**PROBLEM DESCRIPTION**
Lines containing the string "with" are to be collected in full.

++++ INPUT FOR THIS TASK ++++

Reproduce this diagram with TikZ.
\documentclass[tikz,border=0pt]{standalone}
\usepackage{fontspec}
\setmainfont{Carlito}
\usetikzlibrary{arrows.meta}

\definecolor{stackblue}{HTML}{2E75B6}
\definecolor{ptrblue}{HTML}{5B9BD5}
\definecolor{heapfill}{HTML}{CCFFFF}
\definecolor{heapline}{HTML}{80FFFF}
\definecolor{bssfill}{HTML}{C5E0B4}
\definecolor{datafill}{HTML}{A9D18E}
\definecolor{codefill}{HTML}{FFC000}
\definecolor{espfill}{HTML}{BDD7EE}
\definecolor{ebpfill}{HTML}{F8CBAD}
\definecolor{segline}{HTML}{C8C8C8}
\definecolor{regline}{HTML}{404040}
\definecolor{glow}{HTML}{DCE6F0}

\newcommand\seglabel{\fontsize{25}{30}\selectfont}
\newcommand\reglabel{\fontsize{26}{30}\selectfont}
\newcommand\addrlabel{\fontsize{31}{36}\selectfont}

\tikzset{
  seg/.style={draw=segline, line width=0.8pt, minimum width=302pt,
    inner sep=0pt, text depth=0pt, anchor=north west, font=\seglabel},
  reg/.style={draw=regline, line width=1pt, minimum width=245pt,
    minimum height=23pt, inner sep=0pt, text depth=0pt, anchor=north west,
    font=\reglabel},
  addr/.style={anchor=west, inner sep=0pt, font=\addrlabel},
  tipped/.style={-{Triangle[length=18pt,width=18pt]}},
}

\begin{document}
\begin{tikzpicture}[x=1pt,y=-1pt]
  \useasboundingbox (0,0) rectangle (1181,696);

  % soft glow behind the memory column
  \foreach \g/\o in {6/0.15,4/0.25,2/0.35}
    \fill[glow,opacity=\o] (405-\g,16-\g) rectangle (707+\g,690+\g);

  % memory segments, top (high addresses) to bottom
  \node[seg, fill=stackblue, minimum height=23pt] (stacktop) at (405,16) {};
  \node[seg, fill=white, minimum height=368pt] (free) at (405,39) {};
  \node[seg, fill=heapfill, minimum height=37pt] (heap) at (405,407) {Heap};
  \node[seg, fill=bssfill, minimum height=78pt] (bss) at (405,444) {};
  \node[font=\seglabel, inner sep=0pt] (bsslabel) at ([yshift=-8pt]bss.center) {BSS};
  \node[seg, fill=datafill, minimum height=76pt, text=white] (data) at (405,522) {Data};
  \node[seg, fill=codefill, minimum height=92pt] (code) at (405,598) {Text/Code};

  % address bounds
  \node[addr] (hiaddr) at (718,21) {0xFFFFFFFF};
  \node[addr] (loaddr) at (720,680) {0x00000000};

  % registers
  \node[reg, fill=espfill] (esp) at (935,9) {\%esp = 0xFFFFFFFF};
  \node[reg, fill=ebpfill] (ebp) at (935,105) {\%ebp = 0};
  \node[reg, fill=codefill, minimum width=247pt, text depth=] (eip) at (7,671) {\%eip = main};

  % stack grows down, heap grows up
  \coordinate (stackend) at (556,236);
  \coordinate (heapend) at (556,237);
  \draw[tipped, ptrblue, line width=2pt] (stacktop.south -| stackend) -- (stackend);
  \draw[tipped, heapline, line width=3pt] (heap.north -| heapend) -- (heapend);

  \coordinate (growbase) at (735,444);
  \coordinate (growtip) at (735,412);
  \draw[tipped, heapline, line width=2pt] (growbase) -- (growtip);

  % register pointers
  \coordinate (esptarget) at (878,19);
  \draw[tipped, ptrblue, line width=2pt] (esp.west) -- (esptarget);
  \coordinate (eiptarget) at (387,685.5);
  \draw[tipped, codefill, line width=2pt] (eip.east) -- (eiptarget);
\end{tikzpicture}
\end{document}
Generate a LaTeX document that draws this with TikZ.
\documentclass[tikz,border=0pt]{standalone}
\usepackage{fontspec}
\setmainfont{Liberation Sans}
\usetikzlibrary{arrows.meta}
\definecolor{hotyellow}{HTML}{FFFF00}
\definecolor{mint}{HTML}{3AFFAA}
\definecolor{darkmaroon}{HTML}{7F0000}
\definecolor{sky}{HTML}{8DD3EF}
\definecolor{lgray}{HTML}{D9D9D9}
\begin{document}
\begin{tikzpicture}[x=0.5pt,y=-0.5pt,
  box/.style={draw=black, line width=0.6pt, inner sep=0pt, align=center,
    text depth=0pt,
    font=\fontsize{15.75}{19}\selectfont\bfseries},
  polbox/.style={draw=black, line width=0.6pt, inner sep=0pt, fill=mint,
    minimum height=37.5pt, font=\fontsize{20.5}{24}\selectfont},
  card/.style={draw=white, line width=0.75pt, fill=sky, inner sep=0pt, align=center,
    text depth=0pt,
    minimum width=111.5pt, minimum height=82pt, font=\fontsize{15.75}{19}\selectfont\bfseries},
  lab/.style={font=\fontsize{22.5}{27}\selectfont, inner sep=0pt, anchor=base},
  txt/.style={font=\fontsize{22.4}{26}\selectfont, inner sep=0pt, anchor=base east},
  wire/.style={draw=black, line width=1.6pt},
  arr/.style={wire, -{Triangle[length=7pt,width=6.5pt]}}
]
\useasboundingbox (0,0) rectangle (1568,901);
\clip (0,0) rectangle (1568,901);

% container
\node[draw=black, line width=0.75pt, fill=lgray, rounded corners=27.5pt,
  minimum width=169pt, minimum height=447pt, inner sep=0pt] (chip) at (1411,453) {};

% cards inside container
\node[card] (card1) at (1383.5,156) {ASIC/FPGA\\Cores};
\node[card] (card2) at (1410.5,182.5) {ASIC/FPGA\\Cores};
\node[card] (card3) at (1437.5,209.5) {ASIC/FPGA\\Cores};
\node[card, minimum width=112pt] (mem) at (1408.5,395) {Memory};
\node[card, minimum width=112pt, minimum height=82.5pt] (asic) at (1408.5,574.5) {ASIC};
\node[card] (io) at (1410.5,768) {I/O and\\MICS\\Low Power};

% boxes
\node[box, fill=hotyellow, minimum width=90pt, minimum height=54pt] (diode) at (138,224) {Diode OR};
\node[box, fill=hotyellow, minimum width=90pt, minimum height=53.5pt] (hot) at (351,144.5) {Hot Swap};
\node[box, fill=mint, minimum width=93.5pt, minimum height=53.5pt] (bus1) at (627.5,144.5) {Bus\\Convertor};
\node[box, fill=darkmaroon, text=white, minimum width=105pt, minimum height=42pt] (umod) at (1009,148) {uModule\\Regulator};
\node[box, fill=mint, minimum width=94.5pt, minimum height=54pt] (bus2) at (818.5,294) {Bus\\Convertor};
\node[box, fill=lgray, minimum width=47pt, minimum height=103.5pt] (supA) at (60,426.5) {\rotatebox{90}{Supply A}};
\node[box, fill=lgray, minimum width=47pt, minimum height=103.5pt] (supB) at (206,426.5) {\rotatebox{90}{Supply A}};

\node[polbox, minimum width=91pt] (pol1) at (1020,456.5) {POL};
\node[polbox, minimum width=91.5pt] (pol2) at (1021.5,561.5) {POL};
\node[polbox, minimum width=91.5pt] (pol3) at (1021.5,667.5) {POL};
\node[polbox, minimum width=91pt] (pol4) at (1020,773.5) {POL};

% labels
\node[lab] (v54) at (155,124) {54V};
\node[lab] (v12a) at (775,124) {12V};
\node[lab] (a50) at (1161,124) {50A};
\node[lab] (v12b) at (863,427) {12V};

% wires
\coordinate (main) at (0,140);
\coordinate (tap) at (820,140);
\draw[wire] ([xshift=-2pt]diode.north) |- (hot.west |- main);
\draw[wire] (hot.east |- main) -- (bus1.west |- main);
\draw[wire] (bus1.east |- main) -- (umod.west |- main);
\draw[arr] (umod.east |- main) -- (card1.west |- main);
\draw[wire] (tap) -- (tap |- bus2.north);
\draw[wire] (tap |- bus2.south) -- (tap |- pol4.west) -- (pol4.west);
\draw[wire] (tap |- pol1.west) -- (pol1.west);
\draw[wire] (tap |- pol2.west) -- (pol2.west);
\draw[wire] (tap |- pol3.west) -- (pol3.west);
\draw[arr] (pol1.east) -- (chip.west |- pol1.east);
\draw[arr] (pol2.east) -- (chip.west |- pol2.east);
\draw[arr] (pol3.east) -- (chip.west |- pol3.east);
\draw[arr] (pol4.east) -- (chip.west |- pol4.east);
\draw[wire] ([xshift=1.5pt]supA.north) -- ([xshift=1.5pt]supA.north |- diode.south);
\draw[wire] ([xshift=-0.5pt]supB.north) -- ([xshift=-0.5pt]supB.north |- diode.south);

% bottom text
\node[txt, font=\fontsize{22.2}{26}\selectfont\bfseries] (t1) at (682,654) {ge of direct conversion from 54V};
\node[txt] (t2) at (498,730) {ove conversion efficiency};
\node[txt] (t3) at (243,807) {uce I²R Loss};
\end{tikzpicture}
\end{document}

++++

**SOLUTION TO THIS PROBLEM**
Reproduce this diagram with TikZ.
Generate a LaTeX document that draws this with TikZ.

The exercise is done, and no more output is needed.